Twenty-Eleven


New Year’s Day must be right around the corner judging by the high rotation of TV ads for debt consolidation and weight loss products. January must be Boxing Month for the good folks at Fitness Depot, Weight Watchers and gyms everywhere. I have been thinking of re-joining Weight Watcher for a while but I don’t want to do it in January. Smacks too much of pre-ordered failure.

(As an aside, my spell-checker is taking issue with the word “pre-order” which is leading me down a philosophical path of reflection on pre-ordering. This should be the neologism of the year, a completely made-up notion for the purpose of online marketing. Think about it. What does pre-order mean?  Before ordering. What is there before ordering? Not a whole lot. You order pizza because you want pizza. The order comes before the pizza but what comes before the order? The stomach grumble? The twinkle in the eye? Ordering is by definition an initiation of something. We only started pre-ordering stuff when Amazon thought it would be a good way of preventing potential clients from walking over to their nearest bookstore once the latest Harry Potter became available. Might as well wait for UPS, it’s been pre-ordered…)

Last year, I poached a retrospective from another blog. It’s a series of questions meant to make you go back on the year just over. They are superficial — what did you do on your birthday? — rather than life-changing but it’s very entertaining a year later. It’s like The Economist’s The World in… forecast issue. It’s always a good read when it comes out but not as much as it is a year later.
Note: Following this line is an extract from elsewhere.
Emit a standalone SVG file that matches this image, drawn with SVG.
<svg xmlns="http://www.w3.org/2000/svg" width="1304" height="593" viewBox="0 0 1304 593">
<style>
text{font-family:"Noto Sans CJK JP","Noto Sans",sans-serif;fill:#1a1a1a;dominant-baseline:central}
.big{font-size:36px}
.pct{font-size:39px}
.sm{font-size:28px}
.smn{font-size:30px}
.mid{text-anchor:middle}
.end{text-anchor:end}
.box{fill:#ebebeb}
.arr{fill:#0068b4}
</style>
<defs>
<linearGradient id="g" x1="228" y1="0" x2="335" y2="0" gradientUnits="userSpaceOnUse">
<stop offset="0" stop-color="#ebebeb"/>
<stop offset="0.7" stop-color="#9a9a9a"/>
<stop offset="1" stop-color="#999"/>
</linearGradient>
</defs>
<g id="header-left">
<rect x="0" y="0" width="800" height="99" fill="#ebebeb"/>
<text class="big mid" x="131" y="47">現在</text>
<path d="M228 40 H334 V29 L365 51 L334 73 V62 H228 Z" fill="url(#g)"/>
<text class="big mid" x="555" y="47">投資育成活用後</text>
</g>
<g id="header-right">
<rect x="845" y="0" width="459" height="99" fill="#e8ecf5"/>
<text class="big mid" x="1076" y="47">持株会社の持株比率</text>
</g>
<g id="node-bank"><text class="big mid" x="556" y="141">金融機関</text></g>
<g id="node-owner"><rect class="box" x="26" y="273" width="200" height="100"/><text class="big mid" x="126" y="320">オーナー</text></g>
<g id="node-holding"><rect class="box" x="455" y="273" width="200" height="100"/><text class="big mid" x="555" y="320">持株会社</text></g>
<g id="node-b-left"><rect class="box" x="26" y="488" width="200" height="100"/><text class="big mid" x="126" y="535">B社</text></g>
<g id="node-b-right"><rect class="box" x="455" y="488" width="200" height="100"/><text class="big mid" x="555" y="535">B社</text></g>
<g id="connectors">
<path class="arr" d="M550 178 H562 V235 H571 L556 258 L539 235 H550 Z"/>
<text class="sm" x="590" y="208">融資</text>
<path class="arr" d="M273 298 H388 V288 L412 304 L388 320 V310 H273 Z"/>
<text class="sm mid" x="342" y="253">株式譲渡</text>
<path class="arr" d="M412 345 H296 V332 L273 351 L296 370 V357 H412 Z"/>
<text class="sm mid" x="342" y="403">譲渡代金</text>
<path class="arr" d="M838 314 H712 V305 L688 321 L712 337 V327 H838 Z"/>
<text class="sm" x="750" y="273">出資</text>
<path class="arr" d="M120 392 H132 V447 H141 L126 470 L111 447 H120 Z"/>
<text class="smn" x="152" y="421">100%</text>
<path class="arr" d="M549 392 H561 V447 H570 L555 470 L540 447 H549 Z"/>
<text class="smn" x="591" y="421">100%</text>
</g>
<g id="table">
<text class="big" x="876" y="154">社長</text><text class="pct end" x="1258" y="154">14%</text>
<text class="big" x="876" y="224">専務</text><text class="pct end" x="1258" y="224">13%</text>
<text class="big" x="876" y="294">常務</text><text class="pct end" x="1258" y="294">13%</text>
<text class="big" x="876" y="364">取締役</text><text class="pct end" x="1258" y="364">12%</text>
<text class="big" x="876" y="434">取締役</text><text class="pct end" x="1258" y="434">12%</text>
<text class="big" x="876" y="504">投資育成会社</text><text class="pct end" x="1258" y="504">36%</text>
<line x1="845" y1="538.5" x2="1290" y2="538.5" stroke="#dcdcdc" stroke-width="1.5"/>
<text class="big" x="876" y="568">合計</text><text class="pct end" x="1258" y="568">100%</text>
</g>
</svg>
As it turned out, 2011 was The Year of the Twins. I spent the first 9 months of the year pregnant and the last 3 caring for two infants. And that sums it up! Here’s one question that makes me roll on the floor laughing:

2. Did you keep your new year’s resolutions, and will you make more for next year?
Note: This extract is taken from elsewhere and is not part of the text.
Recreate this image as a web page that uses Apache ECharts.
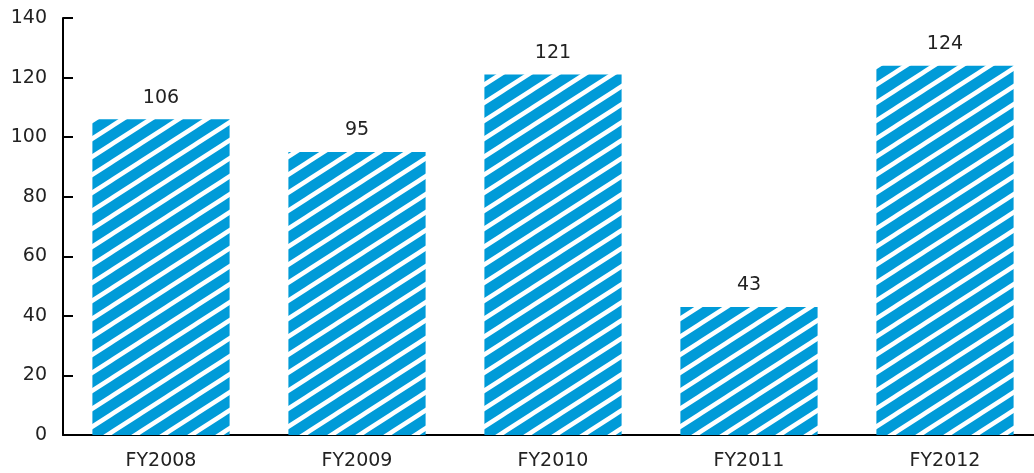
<!DOCTYPE html>
<html>
<head>
<meta charset="utf-8">
<script src="https://cdn.jsdelivr.net/npm/echarts@6/dist/echarts.min.js"></script>
<style>
  html, body { margin: 0; padding: 0; background: #fff; overflow: hidden; }
  #container { width: 1043px; height: 473px; }
</style>
</head>
<body>
<div id="container"></div>
<script>
var years = ["FY2008", "FY2009", "FY2010", "FY2011", "FY2012"];
var values = [106, 95, 121, 43, 124];
var yTicks = [0, 20, 40, 60, 80, 100, 120, 140];

// diagonal white stripes on blue
function makeStripes() {
  var w = 28, h = 18;
  var c = document.createElement("canvas");
  c.width = w;
  c.height = h;
  var ctx = c.getContext("2d");
  ctx.fillStyle = "#009bd8";
  ctx.fillRect(0, 0, w, h);
  ctx.strokeStyle = "#ffffff";
  ctx.lineWidth = 4.5;
  [-h, 0, h].forEach(function (off) {
    ctx.beginPath();
    ctx.moveTo(-w, 2 * h + off);
    ctx.lineTo(2 * w, -h + off);
    ctx.stroke();
  });
  return c;
}

var font = "'DejaVu Sans', sans-serif";
var chartDom = document.getElementById("container");
var myChart = echarts.init(chartDom);
var option;

option = {
  animation: false,
  grid: {
    left: 63,
    right: 0,
    top: 18,
    bottom: 38
  },
  xAxis: {
    type: "category",
    data: years,
    axisLine: { lineStyle: { color: "#000", width: 2 } },
    axisTick: { inside: true, length: 10, lineStyle: { color: "#000", width: 2 } },
    axisLabel: {
      color: "#222",
      fontSize: 19,
      fontFamily: font,
      margin: 17
    }
  },
  yAxis: {
    type: "value",
    min: yTicks[0],
    max: yTicks[yTicks.length - 1],
    interval: 20,
    splitLine: { show: false },
    axisLine: { show: true, lineStyle: { color: "#000", width: 2 } },
    axisTick: { show: true, inside: true, length: 10, lineStyle: { color: "#000", width: 2 } },
    axisLabel: {
      color: "#222",
      fontSize: 19,
      fontFamily: font,
      margin: 16
    }
  },
  series: [
    {
      type: "bar",
      data: values,
      barCategoryGap: "30%",
      itemStyle: {
        color: { image: makeStripes(), repeat: "repeat" }
      },
      label: {
        show: true,
        position: "top",
        distance: 12,
        color: "#222",
        fontSize: 19,
        fontFamily: font
      }
    }
  ]
};
option && myChart.setOption(option);
</script>
</body>
</html>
I was committed to losing those damned “last 10 pounds” but I put on 30 instead. I wanted to start hosting dinner parties for my adult friends, without kids. Instead I had an army of friends making me frozen dinners and bringing supper to my house. I wanted to take the children swimming and skating more often. Ha!Ha!Ha!Ha!Ha! *Wheeze* . I wanted to make more time for friends and family, instead I lost touch with people I care deeply about. I have only managed to keep close to my closest friends because they don’t take no for an answer and invite themselves over. It seems like the twins have made us even more insular than we already were.

Here’s another side-stitcher:

8. What was your biggest achievement of the year?

Army Half Marathon. Getting out of bed at 5:00 am to run before work last spring.

ROAR! Getting out of bed at 4:45 to grab the first bus, getting off downtown and running 7.5 km at the crack of dawn in frigid weather before heading to work. It was cold, it was wet… and I have wonderful memories of it! Running will ruin your brain that way… This year, I hope to go for a walk. Once.

But I wasn’t laughing anymore when I started reflecting on this one:

13. What did you get really excited about?

We had twins and that was exciting but more like a slow burn. For sure, the birth was a lifetime high. But that must be, in my opinion, one of the saddest part of being constantly exhausted and busy: I don’t get excited about anything anymore. The grind of getting anything done gets the excitement factor out of things that should have been — or used to be — exciting. Like running my boss’ re-election campaign. Nothing is exciting anymore, it’s all in degrees of “exhausting”: somewhat, mildly, very, completely…

And maybe this will be my Twin-First-Year-Totally-Manageable-New-Year-Resolution: get excited about something. Change my outlook. Stop seeing things in degrees of exhaustion and start getting excited again! (I feel like I should add some exclamation marks here)!!!!!!!!